Lithuanian geologist and author

Gediminas Motuza-Matuzevičius (born 24 August 1946 in Vilnius) is a Lithuanian geologist and author of geology textbooks. He is currently professor in the Faculty of the Natural Sciences at Vilnius University and honorary professor of the Polish Academy of Sciences.

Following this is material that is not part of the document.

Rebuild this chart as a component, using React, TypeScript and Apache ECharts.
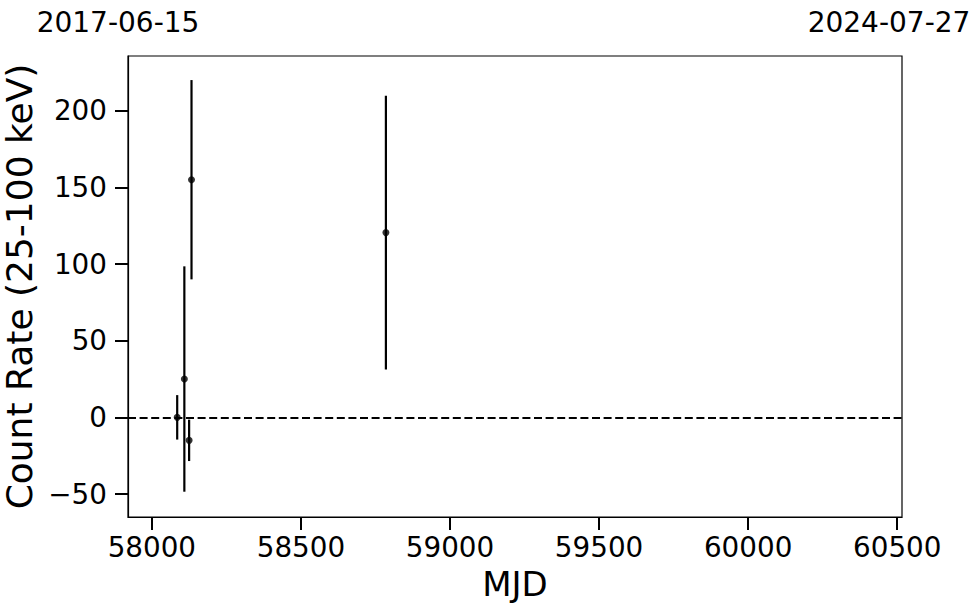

Motuza was born to a Lithuanian–Latvian family of a painter and a linguist. After graduating from high school in 1963, he earned his A.B. degree from Vilnius University, Faculty of Natural Science in 1968. He started his career at the Institute of Mathematics and Cybernetics of the Lithuanian Academy of Sciences as an engineer-geologist. From 1969 to 1973 he studied for a PhD degree at the Institute for Mineralogy, Geochemistry and Crystal Chemistry of Rare Elements in Moscow, where he defended his dissertation East Transbaikal Ore Deposit Location Pattern Study Based on Mathematical Statistics Methods. During this period he worked in the Pamir and Altai Mountains, and in the Transbaikal area.

Between 1982 and 1984, Motuza worked as a consultant for the Mozambique National Academy of Sciences. In 1984, he joined the Lithuanian Institute of Geology and Geography. In 1990 he was elected head of the Lithuanian Geological Society. Since 2003 he has been lecturing at the Department of Geology and Mineralogy of Vilnius University.

Motuza took part in a variety of governmental missions, including delineation of the state border between Lithuania, Russia and Latvia. He discovered the Mizarai crater in Lithuania and identified the Vepriai crater in Lithuania and the Dobele crater in Latvia.